## WRITTEN EXERCISE
Exactly repeat the material, dropping every picture from the copy.

## DATA
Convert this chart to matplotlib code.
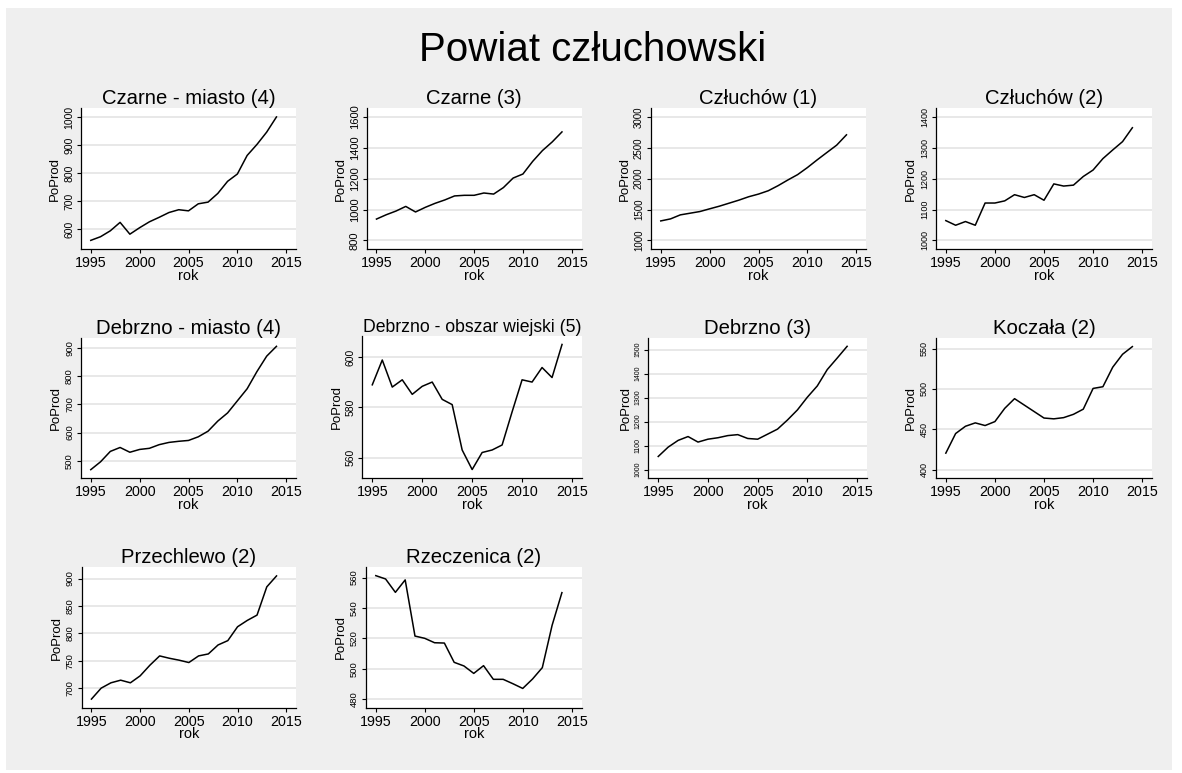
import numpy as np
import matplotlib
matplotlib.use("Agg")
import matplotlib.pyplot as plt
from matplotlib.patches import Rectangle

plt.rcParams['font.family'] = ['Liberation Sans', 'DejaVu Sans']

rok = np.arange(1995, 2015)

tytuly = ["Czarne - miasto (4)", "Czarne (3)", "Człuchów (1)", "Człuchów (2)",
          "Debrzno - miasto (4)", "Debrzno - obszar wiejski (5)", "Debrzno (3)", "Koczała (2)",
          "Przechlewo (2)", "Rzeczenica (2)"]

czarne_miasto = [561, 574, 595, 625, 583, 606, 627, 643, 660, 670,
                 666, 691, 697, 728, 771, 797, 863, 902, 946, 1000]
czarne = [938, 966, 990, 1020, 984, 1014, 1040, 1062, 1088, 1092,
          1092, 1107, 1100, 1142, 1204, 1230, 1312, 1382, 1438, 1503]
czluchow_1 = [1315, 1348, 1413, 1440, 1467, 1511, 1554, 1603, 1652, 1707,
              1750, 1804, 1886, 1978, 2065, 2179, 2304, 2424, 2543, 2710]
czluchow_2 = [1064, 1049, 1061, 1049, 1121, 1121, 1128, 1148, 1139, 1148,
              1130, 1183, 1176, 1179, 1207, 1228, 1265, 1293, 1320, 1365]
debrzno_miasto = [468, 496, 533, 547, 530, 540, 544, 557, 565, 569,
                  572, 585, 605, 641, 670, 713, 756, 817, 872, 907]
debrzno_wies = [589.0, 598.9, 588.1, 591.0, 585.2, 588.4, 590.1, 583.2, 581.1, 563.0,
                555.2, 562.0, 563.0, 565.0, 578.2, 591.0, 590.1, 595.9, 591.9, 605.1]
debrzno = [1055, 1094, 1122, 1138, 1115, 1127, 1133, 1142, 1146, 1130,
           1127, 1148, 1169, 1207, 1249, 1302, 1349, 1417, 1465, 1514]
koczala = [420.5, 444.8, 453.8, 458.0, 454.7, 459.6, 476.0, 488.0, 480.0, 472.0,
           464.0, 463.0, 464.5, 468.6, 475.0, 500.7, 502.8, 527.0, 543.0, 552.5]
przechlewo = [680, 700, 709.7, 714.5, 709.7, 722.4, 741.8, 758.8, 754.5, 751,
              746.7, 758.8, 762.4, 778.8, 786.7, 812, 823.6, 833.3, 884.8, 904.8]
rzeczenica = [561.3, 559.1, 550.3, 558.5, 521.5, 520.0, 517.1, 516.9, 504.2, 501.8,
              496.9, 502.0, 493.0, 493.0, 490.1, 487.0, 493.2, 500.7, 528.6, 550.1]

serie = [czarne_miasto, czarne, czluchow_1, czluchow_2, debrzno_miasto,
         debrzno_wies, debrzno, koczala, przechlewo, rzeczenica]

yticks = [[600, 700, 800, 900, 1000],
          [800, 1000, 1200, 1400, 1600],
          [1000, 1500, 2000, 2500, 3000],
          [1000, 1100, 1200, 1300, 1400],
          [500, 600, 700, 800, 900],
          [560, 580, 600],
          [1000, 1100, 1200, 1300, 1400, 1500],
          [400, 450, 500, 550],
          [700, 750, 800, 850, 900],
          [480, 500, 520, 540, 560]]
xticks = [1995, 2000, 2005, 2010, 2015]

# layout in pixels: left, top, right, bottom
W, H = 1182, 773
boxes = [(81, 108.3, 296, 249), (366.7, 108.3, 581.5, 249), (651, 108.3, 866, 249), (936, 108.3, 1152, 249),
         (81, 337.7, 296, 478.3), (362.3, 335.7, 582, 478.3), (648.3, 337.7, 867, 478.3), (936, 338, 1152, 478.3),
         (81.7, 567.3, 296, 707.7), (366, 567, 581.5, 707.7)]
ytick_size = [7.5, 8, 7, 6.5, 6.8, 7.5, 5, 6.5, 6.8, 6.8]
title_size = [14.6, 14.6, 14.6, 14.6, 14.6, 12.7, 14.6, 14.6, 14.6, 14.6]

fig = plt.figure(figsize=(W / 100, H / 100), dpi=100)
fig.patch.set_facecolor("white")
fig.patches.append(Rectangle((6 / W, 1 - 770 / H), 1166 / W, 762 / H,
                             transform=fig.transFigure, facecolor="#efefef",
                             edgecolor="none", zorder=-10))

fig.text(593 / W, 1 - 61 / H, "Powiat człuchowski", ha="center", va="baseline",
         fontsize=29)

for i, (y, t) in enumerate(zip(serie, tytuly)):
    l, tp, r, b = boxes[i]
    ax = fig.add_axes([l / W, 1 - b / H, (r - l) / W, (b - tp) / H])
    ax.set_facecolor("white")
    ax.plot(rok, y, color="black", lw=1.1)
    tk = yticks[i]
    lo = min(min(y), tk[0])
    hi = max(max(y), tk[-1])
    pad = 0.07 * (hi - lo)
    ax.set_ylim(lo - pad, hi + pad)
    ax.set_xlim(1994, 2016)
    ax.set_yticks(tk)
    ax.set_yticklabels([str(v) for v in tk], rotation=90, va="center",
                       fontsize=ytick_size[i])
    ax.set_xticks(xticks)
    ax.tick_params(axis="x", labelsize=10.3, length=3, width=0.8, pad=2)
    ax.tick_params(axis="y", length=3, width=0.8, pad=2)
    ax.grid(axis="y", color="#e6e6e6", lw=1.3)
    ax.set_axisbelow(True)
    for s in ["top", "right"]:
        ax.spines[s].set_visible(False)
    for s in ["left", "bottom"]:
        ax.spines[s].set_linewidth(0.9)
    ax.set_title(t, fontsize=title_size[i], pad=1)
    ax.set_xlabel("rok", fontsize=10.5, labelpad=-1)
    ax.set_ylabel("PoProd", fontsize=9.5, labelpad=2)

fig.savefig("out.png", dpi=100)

## RESPONSE
Convert this chart to matplotlib code.
import numpy as np
import matplotlib
matplotlib.use("Agg")
import matplotlib.pyplot as plt
from matplotlib.patches import Rectangle

plt.rcParams['font.family'] = ['Liberation Sans', 'DejaVu Sans']

rok = np.arange(1995, 2015)

tytuly = ["Czarne - miasto (4)", "Czarne (3)", "Człuchów (1)", "Człuchów (2)",
          "Debrzno - miasto (4)", "Debrzno - obszar wiejski (5)", "Debrzno (3)", "Koczała (2)",
          "Przechlewo (2)", "Rzeczenica (2)"]

czarne_miasto = [561, 574, 595, 625, 583, 606, 627, 643, 660, 670,
                 666, 691, 697, 728, 771, 797, 863, 902, 946, 1000]
czarne = [938, 966, 990, 1020, 984, 1014, 1040, 1062, 1088, 1092,
          1092, 1107, 1100, 1142, 1204, 1230, 1312, 1382, 1438, 1503]
czluchow_1 = [1315, 1348, 1413, 1440, 1467, 1511, 1554, 1603, 1652, 1707,
              1750, 1804, 1886, 1978, 2065, 2179, 2304, 2424, 2543, 2710]
czluchow_2 = [1064, 1049, 1061, 1049, 1121, 1121, 1128, 1148, 1139, 1148,
              1130, 1183, 1176, 1179, 1207, 1228, 1265, 1293, 1320, 1365]
debrzno_miasto = [468, 496, 533, 547, 530, 540, 544, 557, 565, 569,
                  572, 585, 605, 641, 670, 713, 756, 817, 872, 907]
debrzno_wies = [589.0, 598.9, 588.1, 591.0, 585.2, 588.4, 590.1, 583.2, 581.1, 563.0,
                555.2, 562.0, 563.0, 565.0, 578.2, 591.0, 590.1, 595.9, 591.9, 605.1]
debrzno = [1055, 1094, 1122, 1138, 1115, 1127, 1133, 1142, 1146, 1130,
           1127, 1148, 1169, 1207, 1249, 1302, 1349, 1417, 1465, 1514]
koczala = [420.5, 444.8, 453.8, 458.0, 454.7, 459.6, 476.0, 488.0, 480.0, 472.0,
           464.0, 463.0, 464.5, 468.6, 475.0, 500.7, 502.8, 527.0, 543.0, 552.5]
przechlewo = [680, 700, 709.7, 714.5, 709.7, 722.4, 741.8, 758.8, 754.5, 751,
              746.7, 758.8, 762.4, 778.8, 786.7, 812, 823.6, 833.3, 884.8, 904.8]
rzeczenica = [561.3, 559.1, 550.3, 558.5, 521.5, 520.0, 517.1, 516.9, 504.2, 501.8,
              496.9, 502.0, 493.0, 493.0, 490.1, 487.0, 493.2, 500.7, 528.6, 550.1]

serie = [czarne_miasto, czarne, czluchow_1, czluchow_2, debrzno_miasto,
         debrzno_wies, debrzno, koczala, przechlewo, rzeczenica]

yticks = [[600, 700, 800, 900, 1000],
          [800, 1000, 1200, 1400, 1600],
          [1000, 1500, 2000, 2500, 3000],
          [1000, 1100, 1200, 1300, 1400],
          [500, 600, 700, 800, 900],
          [560, 580, 600],
          [1000, 1100, 1200, 1300, 1400, 1500],
          [400, 450, 500, 550],
          [700, 750, 800, 850, 900],
          [480, 500, 520, 540, 560]]
xticks = [1995, 2000, 2005, 2010, 2015]

# layout in pixels: left, top, right, bottom
W, H = 1182, 773
boxes = [(81, 108.3, 296, 249), (366.7, 108.3, 581.5, 249), (651, 108.3, 866, 249), (936, 108.3, 1152, 249),
         (81, 337.7, 296, 478.3), (362.3, 335.7, 582, 478.3), (648.3, 337.7, 867, 478.3), (936, 338, 1152, 478.3),
         (81.7, 567.3, 296, 707.7), (366, 567, 581.5, 707.7)]
ytick_size = [7.5, 8, 7, 6.5, 6.8, 7.5, 5, 6.5, 6.8, 6.8]
title_size = [14.6, 14.6, 14.6, 14.6, 14.6, 12.7, 14.6, 14.6, 14.6, 14.6]

fig = plt.figure(figsize=(W / 100, H / 100), dpi=100)
fig.patch.set_facecolor("white")
fig.patches.append(Rectangle((6 / W, 1 - 770 / H), 1166 / W, 762 / H,
                             transform=fig.transFigure, facecolor="#efefef",
                             edgecolor="none", zorder=-10))

fig.text(593 / W, 1 - 61 / H, "Powiat człuchowski", ha="center", va="baseline",
         fontsize=29)

for i, (y, t) in enumerate(zip(serie, tytuly)):
    l, tp, r, b = boxes[i]
    ax = fig.add_axes([l / W, 1 - b / H, (r - l) / W, (b - tp) / H])
    ax.set_facecolor("white")
    ax.plot(rok, y, color="black", lw=1.1)
    tk = yticks[i]
    lo = min(min(y), tk[0])
    hi = max(max(y), tk[-1])
    pad = 0.07 * (hi - lo)
    ax.set_ylim(lo - pad, hi + pad)
    ax.set_xlim(1994, 2016)
    ax.set_yticks(tk)
    ax.set_yticklabels([str(v) for v in tk], rotation=90, va="center",
                       fontsize=ytick_size[i])
    ax.set_xticks(xticks)
    ax.tick_params(axis="x", labelsize=10.3, length=3, width=0.8, pad=2)
    ax.tick_params(axis="y", length=3, width=0.8, pad=2)
    ax.grid(axis="y", color="#e6e6e6", lw=1.3)
    ax.set_axisbelow(True)
    for s in ["top", "right"]:
        ax.spines[s].set_visible(False)
    for s in ["left", "bottom"]:
        ax.spines[s].set_linewidth(0.9)
    ax.set_title(t, fontsize=title_size[i], pad=1)
    ax.set_xlabel("rok", fontsize=10.5, labelpad=-1)
    ax.set_ylabel("PoProd", fontsize=9.5, labelpad=2)

fig.savefig("out.png", dpi=100)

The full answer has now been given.